The communal assembly and the 52 students in the High School agreed that over spring break, the students and their parents will haul bricks, carry cement, pour water, wait on the delivery of industrial bricks and collect construction material and other resources the commune will need to finish the project over the next year.

The high school project involves not just the 900 residents of the commune, but the entire 5000 residents of the municipality, as was the case when the commune built a telesecundaria* four years ago.  Parents understand that the High School means not only that their children will remain in the community another three years to finish their studies, but that if they leave, it will be to further their professional studies.

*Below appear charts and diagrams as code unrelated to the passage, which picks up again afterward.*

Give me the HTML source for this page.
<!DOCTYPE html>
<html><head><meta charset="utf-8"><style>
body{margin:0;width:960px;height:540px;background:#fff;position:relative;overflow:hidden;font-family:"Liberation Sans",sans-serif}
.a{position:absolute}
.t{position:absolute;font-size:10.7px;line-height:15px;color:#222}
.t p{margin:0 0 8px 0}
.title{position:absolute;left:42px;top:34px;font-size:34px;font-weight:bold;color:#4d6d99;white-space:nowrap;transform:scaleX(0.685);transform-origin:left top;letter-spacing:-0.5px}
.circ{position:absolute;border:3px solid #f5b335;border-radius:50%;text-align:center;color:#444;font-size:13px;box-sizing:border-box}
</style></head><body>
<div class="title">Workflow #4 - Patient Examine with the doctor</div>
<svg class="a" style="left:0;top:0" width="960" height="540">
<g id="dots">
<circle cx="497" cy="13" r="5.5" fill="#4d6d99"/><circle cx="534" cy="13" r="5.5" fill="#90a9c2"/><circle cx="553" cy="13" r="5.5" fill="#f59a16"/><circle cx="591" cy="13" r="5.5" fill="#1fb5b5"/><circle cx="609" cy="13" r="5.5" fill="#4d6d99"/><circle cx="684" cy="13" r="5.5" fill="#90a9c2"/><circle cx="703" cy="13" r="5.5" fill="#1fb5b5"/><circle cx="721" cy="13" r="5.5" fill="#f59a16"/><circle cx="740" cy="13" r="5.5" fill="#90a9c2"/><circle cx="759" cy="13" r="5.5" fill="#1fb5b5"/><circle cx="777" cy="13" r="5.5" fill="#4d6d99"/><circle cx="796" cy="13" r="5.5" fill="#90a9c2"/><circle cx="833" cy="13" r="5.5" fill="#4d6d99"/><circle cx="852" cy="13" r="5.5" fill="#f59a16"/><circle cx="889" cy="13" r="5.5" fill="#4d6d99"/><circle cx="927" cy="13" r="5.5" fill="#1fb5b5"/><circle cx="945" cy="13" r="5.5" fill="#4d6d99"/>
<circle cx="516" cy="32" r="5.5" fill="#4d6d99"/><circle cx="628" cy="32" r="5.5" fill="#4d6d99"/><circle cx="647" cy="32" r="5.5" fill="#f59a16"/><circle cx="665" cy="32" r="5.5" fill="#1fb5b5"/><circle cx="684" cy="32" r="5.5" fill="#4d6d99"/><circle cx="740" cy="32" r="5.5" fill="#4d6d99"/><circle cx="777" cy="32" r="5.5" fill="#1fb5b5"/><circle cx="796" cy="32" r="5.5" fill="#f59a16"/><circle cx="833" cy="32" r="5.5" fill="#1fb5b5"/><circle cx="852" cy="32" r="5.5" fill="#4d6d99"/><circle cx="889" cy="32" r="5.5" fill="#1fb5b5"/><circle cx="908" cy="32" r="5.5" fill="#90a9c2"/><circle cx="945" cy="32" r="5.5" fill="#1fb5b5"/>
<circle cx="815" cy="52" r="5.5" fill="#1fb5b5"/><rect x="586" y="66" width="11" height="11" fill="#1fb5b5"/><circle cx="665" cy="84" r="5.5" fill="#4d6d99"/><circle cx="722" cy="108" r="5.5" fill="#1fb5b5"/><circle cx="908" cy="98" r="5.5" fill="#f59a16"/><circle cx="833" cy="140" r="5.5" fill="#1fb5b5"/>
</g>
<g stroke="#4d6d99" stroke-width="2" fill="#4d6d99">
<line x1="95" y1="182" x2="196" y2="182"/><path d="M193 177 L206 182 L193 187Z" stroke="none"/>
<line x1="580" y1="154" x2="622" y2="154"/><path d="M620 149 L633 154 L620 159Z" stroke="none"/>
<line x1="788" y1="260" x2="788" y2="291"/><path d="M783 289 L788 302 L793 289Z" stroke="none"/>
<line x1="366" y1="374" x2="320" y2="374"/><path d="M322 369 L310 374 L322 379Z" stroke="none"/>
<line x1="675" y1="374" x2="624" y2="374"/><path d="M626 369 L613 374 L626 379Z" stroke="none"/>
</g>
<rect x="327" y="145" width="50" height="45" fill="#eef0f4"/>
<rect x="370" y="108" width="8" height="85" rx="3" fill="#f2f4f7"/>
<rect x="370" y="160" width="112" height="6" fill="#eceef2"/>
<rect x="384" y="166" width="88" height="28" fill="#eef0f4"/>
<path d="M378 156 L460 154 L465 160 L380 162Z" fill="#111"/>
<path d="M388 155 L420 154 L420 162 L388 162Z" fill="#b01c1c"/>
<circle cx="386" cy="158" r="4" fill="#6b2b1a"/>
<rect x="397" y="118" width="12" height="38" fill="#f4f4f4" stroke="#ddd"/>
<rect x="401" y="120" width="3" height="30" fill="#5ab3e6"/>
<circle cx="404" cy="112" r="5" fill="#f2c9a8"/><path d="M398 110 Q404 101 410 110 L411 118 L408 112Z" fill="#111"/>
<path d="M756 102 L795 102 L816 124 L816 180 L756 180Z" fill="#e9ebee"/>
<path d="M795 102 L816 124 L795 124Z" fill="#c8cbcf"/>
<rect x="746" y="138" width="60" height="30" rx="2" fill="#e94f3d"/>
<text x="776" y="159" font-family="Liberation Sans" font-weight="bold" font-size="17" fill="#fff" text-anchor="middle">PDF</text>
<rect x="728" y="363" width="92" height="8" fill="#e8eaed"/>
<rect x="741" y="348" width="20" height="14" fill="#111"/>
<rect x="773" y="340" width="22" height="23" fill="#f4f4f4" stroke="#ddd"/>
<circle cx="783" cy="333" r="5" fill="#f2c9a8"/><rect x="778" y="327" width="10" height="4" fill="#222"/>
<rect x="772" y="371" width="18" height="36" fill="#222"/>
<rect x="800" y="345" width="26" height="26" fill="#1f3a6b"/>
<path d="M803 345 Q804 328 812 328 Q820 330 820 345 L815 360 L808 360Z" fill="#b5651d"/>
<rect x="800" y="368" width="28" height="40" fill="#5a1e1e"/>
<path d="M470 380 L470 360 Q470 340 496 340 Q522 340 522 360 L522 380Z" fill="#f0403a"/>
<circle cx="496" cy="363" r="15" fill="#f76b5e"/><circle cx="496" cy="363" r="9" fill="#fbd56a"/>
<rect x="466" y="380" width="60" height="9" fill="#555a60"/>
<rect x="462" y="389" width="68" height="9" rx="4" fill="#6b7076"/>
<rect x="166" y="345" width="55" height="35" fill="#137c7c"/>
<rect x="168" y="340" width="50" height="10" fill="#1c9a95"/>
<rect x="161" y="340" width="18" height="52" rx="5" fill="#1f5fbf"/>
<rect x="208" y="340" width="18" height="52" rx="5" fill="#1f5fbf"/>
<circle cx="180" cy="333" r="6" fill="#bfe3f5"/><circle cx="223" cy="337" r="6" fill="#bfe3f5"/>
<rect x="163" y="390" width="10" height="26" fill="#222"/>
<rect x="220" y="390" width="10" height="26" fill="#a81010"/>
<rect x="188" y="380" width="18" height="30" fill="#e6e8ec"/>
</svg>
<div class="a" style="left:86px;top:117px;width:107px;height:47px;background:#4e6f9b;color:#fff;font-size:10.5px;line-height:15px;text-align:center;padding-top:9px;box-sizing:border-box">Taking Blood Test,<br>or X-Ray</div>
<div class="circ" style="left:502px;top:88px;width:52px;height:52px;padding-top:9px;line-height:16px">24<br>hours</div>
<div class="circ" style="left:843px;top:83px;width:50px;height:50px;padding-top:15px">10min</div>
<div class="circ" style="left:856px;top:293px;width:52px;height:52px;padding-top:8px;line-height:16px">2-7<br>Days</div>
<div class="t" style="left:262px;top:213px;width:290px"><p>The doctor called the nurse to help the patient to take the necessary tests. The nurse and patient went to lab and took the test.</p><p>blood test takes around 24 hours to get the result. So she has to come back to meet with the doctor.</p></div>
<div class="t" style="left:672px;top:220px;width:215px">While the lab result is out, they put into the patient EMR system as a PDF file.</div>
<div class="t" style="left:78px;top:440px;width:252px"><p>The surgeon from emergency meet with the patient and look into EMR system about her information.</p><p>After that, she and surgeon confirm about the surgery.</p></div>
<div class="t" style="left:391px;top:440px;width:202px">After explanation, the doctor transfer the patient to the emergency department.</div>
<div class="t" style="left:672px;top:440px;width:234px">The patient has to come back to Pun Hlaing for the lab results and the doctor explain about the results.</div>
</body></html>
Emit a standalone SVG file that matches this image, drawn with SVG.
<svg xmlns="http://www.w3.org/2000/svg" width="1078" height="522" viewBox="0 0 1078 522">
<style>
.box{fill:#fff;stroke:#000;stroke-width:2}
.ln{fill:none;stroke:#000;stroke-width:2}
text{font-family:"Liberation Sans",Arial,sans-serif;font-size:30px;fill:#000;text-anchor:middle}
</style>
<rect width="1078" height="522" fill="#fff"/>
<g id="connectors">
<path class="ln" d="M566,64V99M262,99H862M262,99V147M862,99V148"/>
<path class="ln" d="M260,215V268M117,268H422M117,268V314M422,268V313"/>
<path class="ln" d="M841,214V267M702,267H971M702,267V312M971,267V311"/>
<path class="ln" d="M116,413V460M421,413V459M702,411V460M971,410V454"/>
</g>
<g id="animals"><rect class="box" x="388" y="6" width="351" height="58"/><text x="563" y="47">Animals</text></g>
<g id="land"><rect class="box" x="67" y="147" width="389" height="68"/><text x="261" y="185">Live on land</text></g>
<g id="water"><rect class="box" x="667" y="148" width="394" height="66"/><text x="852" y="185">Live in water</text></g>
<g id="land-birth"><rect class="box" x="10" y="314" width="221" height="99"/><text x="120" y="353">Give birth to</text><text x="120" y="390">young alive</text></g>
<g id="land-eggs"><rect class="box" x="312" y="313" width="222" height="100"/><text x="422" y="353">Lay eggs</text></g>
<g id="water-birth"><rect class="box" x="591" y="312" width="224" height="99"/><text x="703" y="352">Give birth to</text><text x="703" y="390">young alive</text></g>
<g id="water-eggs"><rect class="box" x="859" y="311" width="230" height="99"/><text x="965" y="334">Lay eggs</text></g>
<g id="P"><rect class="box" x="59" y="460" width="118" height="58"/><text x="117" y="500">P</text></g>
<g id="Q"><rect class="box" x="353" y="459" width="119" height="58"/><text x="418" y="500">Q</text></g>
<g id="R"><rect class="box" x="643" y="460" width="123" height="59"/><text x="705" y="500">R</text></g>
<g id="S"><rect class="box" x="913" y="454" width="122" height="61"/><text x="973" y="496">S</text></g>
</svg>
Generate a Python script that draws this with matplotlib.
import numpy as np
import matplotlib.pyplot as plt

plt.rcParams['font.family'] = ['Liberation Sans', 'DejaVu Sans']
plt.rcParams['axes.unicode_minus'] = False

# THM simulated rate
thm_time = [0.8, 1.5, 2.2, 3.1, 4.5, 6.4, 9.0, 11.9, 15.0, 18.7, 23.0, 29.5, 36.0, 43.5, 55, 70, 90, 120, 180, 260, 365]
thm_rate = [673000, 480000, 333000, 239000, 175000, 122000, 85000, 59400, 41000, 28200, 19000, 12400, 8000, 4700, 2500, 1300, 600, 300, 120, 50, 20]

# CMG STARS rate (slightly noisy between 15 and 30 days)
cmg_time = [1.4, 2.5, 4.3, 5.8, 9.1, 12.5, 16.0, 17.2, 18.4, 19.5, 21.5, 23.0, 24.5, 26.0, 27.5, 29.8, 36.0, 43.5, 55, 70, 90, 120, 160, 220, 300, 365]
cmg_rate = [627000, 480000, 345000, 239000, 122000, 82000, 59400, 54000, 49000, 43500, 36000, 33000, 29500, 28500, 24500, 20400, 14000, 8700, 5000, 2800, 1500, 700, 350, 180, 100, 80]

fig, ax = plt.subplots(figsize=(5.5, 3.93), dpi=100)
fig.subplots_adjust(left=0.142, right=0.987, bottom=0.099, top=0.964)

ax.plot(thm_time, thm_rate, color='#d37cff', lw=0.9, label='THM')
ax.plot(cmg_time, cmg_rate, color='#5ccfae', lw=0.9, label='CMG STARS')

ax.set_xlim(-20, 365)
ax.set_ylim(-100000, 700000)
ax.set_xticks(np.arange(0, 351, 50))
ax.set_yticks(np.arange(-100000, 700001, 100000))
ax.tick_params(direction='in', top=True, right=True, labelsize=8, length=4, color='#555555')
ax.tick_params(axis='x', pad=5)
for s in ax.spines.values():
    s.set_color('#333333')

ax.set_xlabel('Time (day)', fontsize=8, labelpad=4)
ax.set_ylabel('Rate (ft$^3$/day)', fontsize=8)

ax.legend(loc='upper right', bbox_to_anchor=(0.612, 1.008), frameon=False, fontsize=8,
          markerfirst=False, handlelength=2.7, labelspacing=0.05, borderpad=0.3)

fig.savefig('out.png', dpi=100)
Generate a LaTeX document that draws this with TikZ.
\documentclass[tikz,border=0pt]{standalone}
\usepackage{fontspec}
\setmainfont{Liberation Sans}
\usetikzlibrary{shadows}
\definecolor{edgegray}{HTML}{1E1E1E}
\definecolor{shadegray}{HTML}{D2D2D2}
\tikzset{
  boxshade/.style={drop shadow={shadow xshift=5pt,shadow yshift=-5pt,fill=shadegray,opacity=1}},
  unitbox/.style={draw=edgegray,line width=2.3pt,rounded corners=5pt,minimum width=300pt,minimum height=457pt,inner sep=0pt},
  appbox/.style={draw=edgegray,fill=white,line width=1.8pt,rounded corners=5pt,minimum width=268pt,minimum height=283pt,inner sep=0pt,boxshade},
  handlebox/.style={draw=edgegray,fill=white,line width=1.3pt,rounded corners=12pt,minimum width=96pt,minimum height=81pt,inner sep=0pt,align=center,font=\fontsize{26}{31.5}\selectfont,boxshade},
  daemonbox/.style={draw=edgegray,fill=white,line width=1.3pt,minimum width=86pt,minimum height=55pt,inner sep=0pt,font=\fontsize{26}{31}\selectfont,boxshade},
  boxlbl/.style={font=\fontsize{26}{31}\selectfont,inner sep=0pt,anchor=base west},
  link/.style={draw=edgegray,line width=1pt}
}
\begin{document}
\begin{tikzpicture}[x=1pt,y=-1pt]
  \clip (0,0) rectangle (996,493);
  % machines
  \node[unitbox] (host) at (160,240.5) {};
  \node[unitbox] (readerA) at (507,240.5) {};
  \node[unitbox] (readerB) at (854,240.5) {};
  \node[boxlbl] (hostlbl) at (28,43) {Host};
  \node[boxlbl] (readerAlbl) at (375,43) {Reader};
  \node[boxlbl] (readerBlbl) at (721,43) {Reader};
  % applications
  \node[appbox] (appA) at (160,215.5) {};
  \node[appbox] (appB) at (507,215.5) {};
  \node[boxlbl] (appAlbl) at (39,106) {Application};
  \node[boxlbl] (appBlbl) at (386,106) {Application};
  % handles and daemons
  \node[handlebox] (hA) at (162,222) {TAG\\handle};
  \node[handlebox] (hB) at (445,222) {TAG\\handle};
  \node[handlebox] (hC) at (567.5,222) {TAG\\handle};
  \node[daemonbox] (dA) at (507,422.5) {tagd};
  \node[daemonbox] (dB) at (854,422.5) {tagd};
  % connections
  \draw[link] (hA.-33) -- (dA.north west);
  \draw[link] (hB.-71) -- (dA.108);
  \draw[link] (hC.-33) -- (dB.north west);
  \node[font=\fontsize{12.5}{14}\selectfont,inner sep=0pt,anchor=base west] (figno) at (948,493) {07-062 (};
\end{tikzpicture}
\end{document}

The young people are responsible in their studies and in their community, an example for others in the Mixteca who do not want to be left behind while waiting for outside assistance, according to project directors Agustín Cruz Guzmán y Sara Simón.

*  Providing an adequate education was one goal of the Mexican Revolution that has been, for the most part, met.  It has always been a challenge to provide access to schooling in the rural areas, especially in isolated communities like San Pedro Ñumi.  While there are many dedicated and creative teachers, the problem has always been to find enough teachers, and supplies and equipment to staff every school, especially in small, isolated communities.  For these communities, the telesecondaria has meant rural kids are able to receive the same education as kids in Mexico City.  The teachers ARE in Mexico City, and classes are by satellite communication.

3 Comments leave one →
  1. 1 April 2010 6:11 am

    The community service in Oaxaca’s idiginious communitys is called “tequio” – not “tequito” and much less “taquita”. I think the autor was hungry and thinking of something else…

  2. 1 April 2010 6:15 am

    Even though the efforts by the community must be applauded this puts a spotlight on the failings of the public education system. Rural areas are forgotten.